There was other clever touches as well. In most cars when you descend down a steep pass, you have to screech to the halt, hit low range and activate Hill descent – not so in the Touareg, which automatically recognises that you need more engine braking and activates HDC.

2013 Volkswagen Touareg

About the only complaint I had were the road-biased tyres. They were actually fine on the rocks (no punctures – yay!) and in the sand but on a very steep ascent (pictured), they would occasionally struggle for grip. It was the only time in the day that I would need low range, albeit briefly. Once engaged (which also engages the centre diff lock) the Touareg continued climbing – in automatic! – like nothing, monstering the offending hill like it was a petulant valet.

A good car should give you confidence to push it harder, rather than intimidate you into holding back  or worrying you with its fragility. After a full day with the Touareg, I came away with a realisation that it was easily capable of dealing with much harsher terrain. Not one grounding out, no scraped bumper, no destroyed tyre – just cool Germanic competence.

2013 Volkswagen Touareg

I really should have known, shouldn’t I? The last Volkswagen we took into the wilderness wasn’t even a truck and it did just fine, so the Touareg could only build on that reputation.

No, it’s not a hardcore offroader that I would recommend taking into the dunes every weekend. Not without changing the bumper for something sturdier, and perhaps more sand-friendly tyres. But it really is genuinely capable and has the hardware to go much further than your stereotypical beach. So if you were looking to buy a Touareg and wander into the wild, well worry not – it’s got your back.

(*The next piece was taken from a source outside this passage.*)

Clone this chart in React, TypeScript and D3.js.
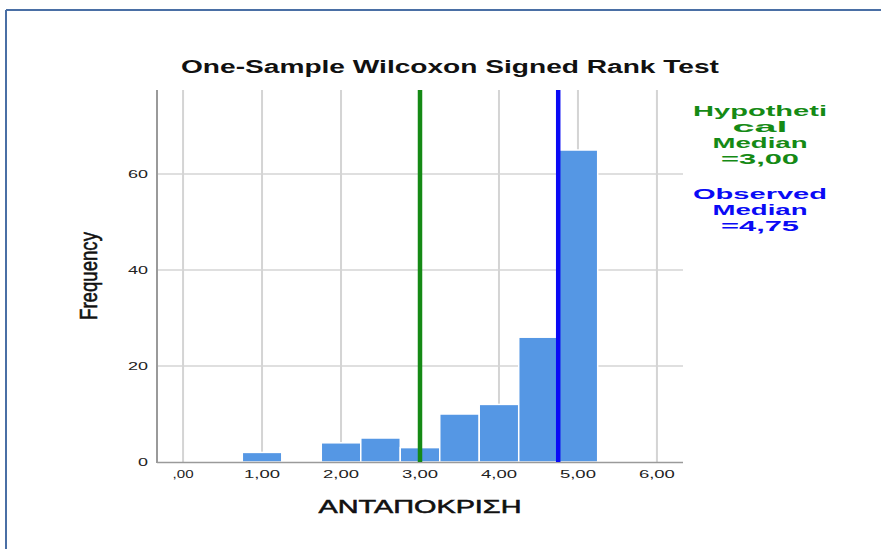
import React from "react";
import * as d3 from "d3";

const binCenters = [1.0, 2.0, 2.5, 3.0, 3.5, 4.0, 4.5, 5.0];
const binCounts = [2, 4, 5, 3, 10, 12, 26, 65];
const binWidth = 0.5;
const xTicks = [0, 1, 2, 3, 4, 5, 6];
const xTickLabels = [",00", "1,00", "2,00", "3,00", "4,00", "5,00", "6,00"];
const yTicks = [0, 20, 40, 60];
const hypotheticalMedian = 3.0;
const observedMedian = 4.75;
const hypoLines = ["Hypotheti", "cal", "Median", "=3,00"];
const obsLines = ["Observed", "Median", "=4,75"];

const W = 881;
const H = 549;

export default function App() {
  const x = d3.scaleLinear().domain([-0.33, 6.33]).range([157, 683]);
  const y = d3.scaleLinear().domain([0, 77.5]).range([462, 90]);
  const font = "'Liberation Sans', Arial, Helvetica, sans-serif";
  const hypoW = [134, 55, 95, 78];
  const obsW = [134, 95, 78];
  const hypoY = [116, 132, 148, 164];
  const obsY = [199, 215, 231];

  return (
    <svg width={W} height={H} style={{ position: "absolute", left: 0, top: 0, background: "#fff" }} fontFamily={font}>
      <rect x={0} y={0} width={W} height={H} fill="#fff" />
      {/* frame */}
      <line x1={6} y1={10} x2={W} y2={10} stroke="#4a6fa5" strokeWidth={2} />
      <line x1={6} y1={10} x2={6} y2={H} stroke="#4a6fa5" strokeWidth={2} />

      {/* title */}
      <text x={450} y={73} textAnchor="middle" fontSize={18} fontWeight="bold" fill="#111"
        textLength={538} lengthAdjust="spacingAndGlyphs">One-Sample Wilcoxon Signed Rank Test</text>

      {/* vertical grid */}
      {xTicks.map((t) => (
        <line key={"vg" + t} x1={x(t)} x2={x(t)} y1={90} y2={462} stroke="#d4d4d4" strokeWidth={2} />
      ))}
      {/* horizontal grid */}
      {yTicks.filter((t) => t > 0).map((t) => (
        <line key={"hg" + t} x1={157} x2={683} y1={y(t)} y2={y(t)} stroke="#d4d4d4" strokeWidth={1.5} />
      ))}

      {/* bars */}
      {binCenters.map((c, i) => (
        <rect key={"b" + i}
          x={x(c - binWidth / 2)} y={y(binCounts[i])}
          width={x(c + binWidth / 2) - x(c - binWidth / 2)}
          height={y(0) - y(binCounts[i])}
          fill="#5597e4" stroke="#ffffff" strokeWidth={1.5} />
      ))}

      {/* axes */}
      <line x1={157} x2={683} y1={462.5} y2={462.5} stroke="#9a9a9a" strokeWidth={1.5} />
      <line x1={157} x2={157} y1={90} y2={463} stroke="#9a9a9a" strokeWidth={2} />

      {/* median lines */}
      <line x1={x(hypotheticalMedian)} x2={x(hypotheticalMedian)} y1={90} y2={462} stroke="#158a15" strokeWidth={4.5} />
      <line x1={x(observedMedian)} x2={x(observedMedian)} y1={90} y2={462} stroke="#0a0af5" strokeWidth={4.5} />

      {/* y ticks */}
      {yTicks.map((t) => (
        <text key={"yt" + t} x={148} y={y(t) + 4} textAnchor="end" fontSize={11} fill="#222"
          textLength={t === 0 ? 10 : 20} lengthAdjust="spacingAndGlyphs">{t}</text>
      ))}
      {/* x ticks */}
      {xTicks.map((t, i) => (
        <text key={"xt" + t} x={x(t)} y={478} textAnchor="middle" fontSize={11} fill="#222"
          textLength={i === 0 ? 21 : 36} lengthAdjust="spacingAndGlyphs">{xTickLabels[i]}</text>
      ))}

      {/* axis titles */}
      <text x={420} y={513} textAnchor="middle" fontSize={18} fill="#111" stroke="#111" strokeWidth={0.5}
        textLength={203} lengthAdjust="spacingAndGlyphs">ΑΝΤΑΠΟΚΡΙΣΗ</text>
      <text transform="translate(97,276) rotate(-90)" textAnchor="middle" fontSize={24} fill="#111" stroke="#111" strokeWidth={0.6}
        textLength={88} lengthAdjust="spacingAndGlyphs">Frequency</text>

      {/* legend */}
      {hypoLines.map((s, i) => (
        <text key={"h" + i} x={760} y={hypoY[i]} textAnchor="middle" fontSize={15} fontWeight="bold" fill="#158a15"
          textLength={hypoW[i]} lengthAdjust="spacingAndGlyphs">{s}</text>
      ))}
      {obsLines.map((s, i) => (
        <text key={"o" + i} x={760} y={obsY[i]} textAnchor="middle" fontSize={15} fontWeight="bold" fill="#0a0af5"
          textLength={obsW[i]} lengthAdjust="spacingAndGlyphs">{s}</text>
      ))}
    </svg>
  );
}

2013 Volkswagen Touareg Offroad
Price: AED170,500
Engine: 3.6-litre V6, 280bhp @ 6200rpm, 266lb ft @ 2500pm
Performance: 0-100kph 8.6s, top speed 229kph, 11.7L/100km
Transmission: Eight-speed auto, four-wheel drive
Weight: 2136kg

4 responses to “Volkswagen Touareg Offroad Review”

  1. UtkManUtd says:

    Half a million+ for a Volkswagen Touareg?! :O
    “Hello? Al Tayer Motors? Yes, I am interesting in owning a new Range Rover ’14…” (If you know what I mean)
    Not saying that Touareg is bad, no way, its a wonderful crossover SUV, but 525k? You’ve gotta be kiddin’ me!

    • admin says:

      [Imthishan] Oops – looks the Quattroporte price made it in there somehow 😉

      Corrected – Offroad prices start at AED170,500.

  2. Ronster says:

    When it was first launched in 04, the Consensus was that the touareg was the best uni body SUV then on off road capability alone. And with a proper bumpers it’s a heck of climber. Though I think that it does the hard surfaces and even mud a lot better than sand. I’d imagine a stretched 7 seater version would be better on sand, but still you’d have the weight issue.

  3. Ironman says:

    Contacted Al Naboodah for this version of the Touareg with the offroad engineering package.. They say its available only on special order??